I'm not grasping. Honestly, I don't see how the 9th conference game = the same/more money than a conference championship. At least, not for a league that can get $5+ M for said game.
a) If the 9th conference game is so valuable the Pac 10 would've moved in that direction long ago and the Big Ten wouldn't have recently turned down the measure. The Pac 10 is now moving to a 9th game but they said they were doing so only because it could allow for a clear champion
without costing them a non-conference game now that the 12th game was available. Plus they're not high on match-ups with the WAC and MWC and have fewer minor teams to schedule against compared to the east coast, where travel costs are cheaper for La Monroe to visit Bama.

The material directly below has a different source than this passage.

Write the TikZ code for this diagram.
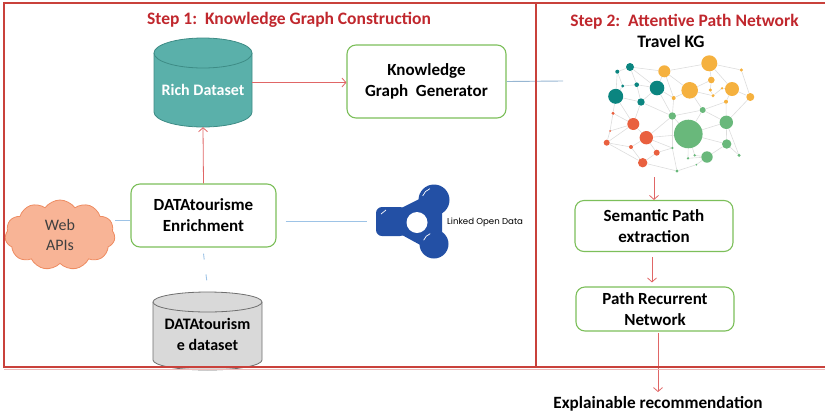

b) A 9th conference game doesn't equate to a bigger TV contract. Not much bigger, anyway. The SEC was hard pressed to move from 6 to 8 conference games, let alone consider 9. Securing a 7th home game can yield an additional $3+M... for each school. No TV contract can compete with that.
c) A 9th conference game equates to a 5th road game in conference every other year. This means most name programs, who we know will NEVER have 6 road games, will only have 1 road date every other year to offer for inter-conference home-and-home contests. When you consider that many teams already have an annual rival out of conference (FSUvUF, MichvND...) that further prohibits the options for non-con games for most clubs. So in lieu of a requirement for 5-6 road games per year, this wouldn't pan out, IMO.
d) That it was the ACC that made the objection after their expansion is indeed hypocritcial, but it did have some (veil thin) validity. The concern was that having the 12th game IN ADDITION to the growing post-season would have negative results. Conf championships involve only a few teams rather than everyone, and the 12th game would elminate a free week often used for recuperation. One coach assumed everyone was gravitating toward a conference championship and that would be the mechanism of choice for raising revenue, not the 12th game. An error in their thinking.
e) The Conference Championships are a very powerful marketing tool. CUSA expanded to 12 for the purposes of such a game despite the fact they won't make near as much money off of it. Why? Exposure. Britton Banowsky(sp?) said (roughly) that it would be good for CUSA to have a showcase game on national TV right there with the name conferences.
That first Saturday in December has almost become a second New Year's Day in terms of quality football, and I can assure you most every sports bar in the country will have some type of celebration or promotion tied in with spending the day watching the games. Moreover, the SEC and B12 make multi-day festivals of the event, something the ACC hopes to mimic. The host city is usually littered with banners and promotionals similar to a super bowl, while a convention center hosts exhibits, games and other stuff for visiting and local fans to stop in, learn of the conference and its members and celebrate all things SEC/B12/ACC. It does the same for football as the conference tourney's do for basketball.
Which is an interesting comparison. ACC introduced the conference tourney for basketball despite not having a need since the regular season produced a clear champ. Now even the Big Ten does the same, and we all know what the value of the BE basketball tourney is.
I agree that expanding to 12 just to hold the game can be ludicrous. MWC didn't find a model worth the $, and CUSA and MAC are gambling with the viability of theirs. We'll see how those pan out. But for the power conferences who can secure multi-million paydays I wouldn't dismiss the value of the games, either.